6 files changed, 194 insertions, 21 deletions
diff --git a/changelog.d/17371.misc b/changelog.d/17371.misc
new file mode 100644
index 0000000000..0fbf19f4fb
--- /dev/null
+++ b/changelog.d/17371.misc
@@ -0,0 +1 @@
+Limit size of presence EDUs to 50 entries.
diff --git a/changelog.d/17391.bugfix b/changelog.d/17391.bugfix
new file mode 100644
index 0000000000..9686b5c276
--- /dev/null
+++ b/changelog.d/17391.bugfix
@@ -0,0 +1 @@
+Fix bug where `/sync` requests could get blocked indefinitely after an upgrade from Synapse versions before v1.109.0.

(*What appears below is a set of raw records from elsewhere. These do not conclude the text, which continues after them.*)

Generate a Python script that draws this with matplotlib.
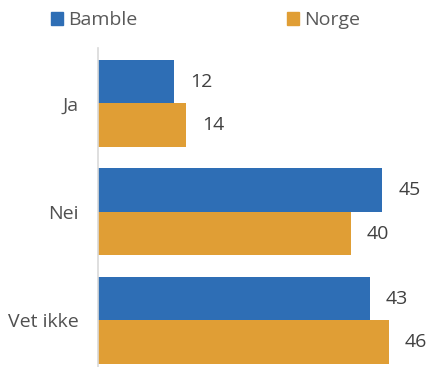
import matplotlib
matplotlib.use('Agg')
import matplotlib.pyplot as plt
from matplotlib.patches import Patch
import numpy as np

# data
categories = ['Ja', 'Nei', 'Vet ikke']
bamble = [12, 45, 43]
norge = [14, 40, 46]
series_names = ['Bamble', 'Norge']

blue = '#2E6EB5'
orange = '#E09E35'
txt = '#404040'

plt.rcParams['font.family'] = ['Open Sans', 'DejaVu Sans']

fig = plt.figure(figsize=(4.31, 3.67), dpi=100)
ax = fig.add_axes([98/431, 0.0, 316/431, 319/367])

y = np.arange(len(categories))
h = 0.4
ax.barh(y - h/2, bamble, height=h, color=blue)
ax.barh(y + h/2, norge, height=h, color=orange)

# value labels just outside the bar ends
for yi, v in zip(y, bamble):
    ax.annotate(str(v), (v, yi - h/2), xytext=(11.5, 0), textcoords='offset points',
                va='center', ha='left', fontsize=14, color=txt)
for yi, v in zip(y, norge):
    ax.annotate(str(v), (v, yi + h/2), xytext=(11.5, 0), textcoords='offset points',
                va='center', ha='left', fontsize=14, color=txt)

ax.set_xlim(0, 50)
ax.set_ylim(2.43, -0.51)
ax.set_yticks(y)
ax.set_yticklabels(categories, fontsize=14, color='#505050')
ax.tick_params(axis='y', length=0, pad=14)
ax.set_xticks([])
for s in ['top', 'right', 'bottom']:
    ax.spines[s].set_visible(False)
ax.spines['left'].set_color('#D9D9D9')
ax.spines['left'].set_linewidth(1.2)

handles = [Patch(color=blue, label=series_names[0]), Patch(color=orange, label=series_names[1])]
fig.legend(handles=handles, loc='center left', bbox_to_anchor=(51/431, 0.945), ncol=2, frameon=False,
           fontsize=14, handlelength=0.62, handleheight=0.62, handletextpad=0.26,
           borderpad=0, borderaxespad=0, columnspacing=7.7, labelcolor='#595959')

fig.savefig('out.png', dpi=100)
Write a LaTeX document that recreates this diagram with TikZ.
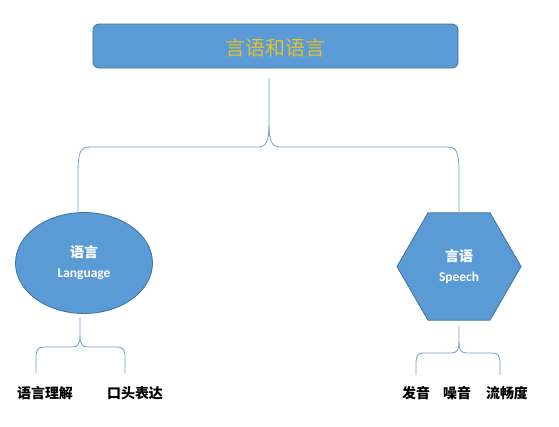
\documentclass[tikz,border=0pt]{standalone}
\usepackage{fontspec}
\newfontfamily\cjk{Noto Sans CJK SC}
\setsansfont{Carlito}
\usetikzlibrary{shapes.geometric}
\definecolor{boxfill}{HTML}{5B9BD5}
\definecolor{boxline}{HTML}{41719C}
\definecolor{bracecol}{HTML}{6F9FD2}
\definecolor{titlecol}{HTML}{E3BF2C}

\begin{document}
\begin{tikzpicture}[x=1bp,y=-1bp,
  shapebox/.style={fill=boxfill,draw=boxline,line width=0.8bp,text=white,align=center,
    font=\cjk\bfseries\fontsize{14}{20}\selectfont},
  brace/.style={draw=bracecol,line width=0.8bp},
  leaf/.style={font=\cjk\bfseries\fontsize{14}{14}\selectfont,text=black}]
\useasboundingbox (0,0) rectangle (559,426);
% top title
\node[shapebox,rounded corners=6bp,minimum width=365bp,minimum height=44bp,
  text=titlecol,font=\cjk\fontsize{20}{20}\selectfont,text height=20bp,text depth=2bp] (title) at (275.5,46) {言语和语言};
% the two branches
\node[shapebox,ellipse,minimum width=137bp,minimum height=101bp] (lang) at (84,263)
  {语言\\{\sffamily\fontsize{13.5}{13.5}\selectfont Language}};
\node[shapebox,regular polygon,regular polygon sides=6,minimum size=124bp,inner sep=0pt] (speech) at (459,266.5)
  {言语\\{\sffamily\fontsize{13.5}{13.5}\selectfont Speech}};
% leaves
\node[leaf] (comp) at (45,393) {语言理解};
\node[leaf] (oral) at (135,393) {口头表达};
\node[leaf] (pron) at (416,393) {发音};
\node[leaf] (voice) at (457,393) {噪音};
\node[leaf] (flu) at (507,393) {流畅度};
% brace under the title
\coordinate (tb) at (269,78);
\coordinate (tl) at (78,175);
\draw[brace] (tb) -- (269,125) .. controls (269,141) and (266,147) .. (258,147) -- (90,147)
  .. controls (80,147) and (78,152) .. (tl) -- (tl |- lang.north);
\draw[brace] (269,125) .. controls (269,141) and (272,147) .. (280,147) -- (447,147)
  .. controls (457,147) and (459,152) .. (459,175) -- (speech.north);
% brace under Language
\coordinate (lb) at (80,317);
\coordinate (lb1) at (36,373);
\coordinate (lb2) at (125,373);
\draw[brace] (lb) -- (80,336) .. controls (80,344) and (78,347) .. (72,347) -- (45,347)
  .. controls (38,347) and (36,349) .. (36,358) -- (lb1);
\draw[brace] (80,336) .. controls (80,344) and (82,347) .. (88,347) -- (116,347)
  .. controls (123,347) and (125,349) .. (125,358) -- (lb2);
% brace under Speech
\coordinate (sb) at (459,326);
\coordinate (sb1) at (416,375);
\coordinate (sb2) at (500,375);
\draw[brace] (sb) -- (459,342) .. controls (459,350) and (457,353) .. (451,353) -- (425,353)
  .. controls (418,353) and (416,355) .. (416,364) -- (sb1);
\draw[brace] (459,342) .. controls (459,350) and (461,353) .. (467,353) -- (491,353)
  .. controls (498,353) and (500,355) .. (500,364) -- (sb2);
\end{tikzpicture}
\end{document}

diff --git a/synapse/federation/sender/per_destination_queue.py b/synapse/federation/sender/per_destination_queue.py
index d9f2f017ed..9f1c2fe22a 100644
--- a/synapse/federation/sender/per_destination_queue.py
+++ b/synapse/federation/sender/per_destination_queue.py
@@ -21,6 +21,7 @@
 #
 import datetime
 import logging
+from collections import OrderedDict
 from types import TracebackType
 from typing import TYPE_CHECKING, Dict, Hashable, Iterable, List, Optional, Tuple, Type
 
@@ -68,6 +69,10 @@ sent_edus_by_type = Counter(
 # If the retry interval is larger than this then we enter "catchup" mode
 CATCHUP_RETRY_INTERVAL = 60 * 60 * 1000
 
+# Limit how many presence states we add to each presence EDU, to ensure that
+# they are bounded in size.
+MAX_PRESENCE_STATES_PER_EDU = 50
+
 
 class PerDestinationQueue:
     """
@@ -144,7 +149,7 @@ class PerDestinationQueue:
 
         # Map of user_id -> UserPresenceState of pending presence to be sent to this
         # destination
-        self._pending_presence: Dict[str, UserPresenceState] = {}
+        self._pending_presence: OrderedDict[str, UserPresenceState] = OrderedDict()
 
         # List of room_id -> receipt_type -> user_id -> receipt_dict,
         #
@@ -399,7 +404,7 @@ class PerDestinationQueue:
                 # through another mechanism, because this is all volatile!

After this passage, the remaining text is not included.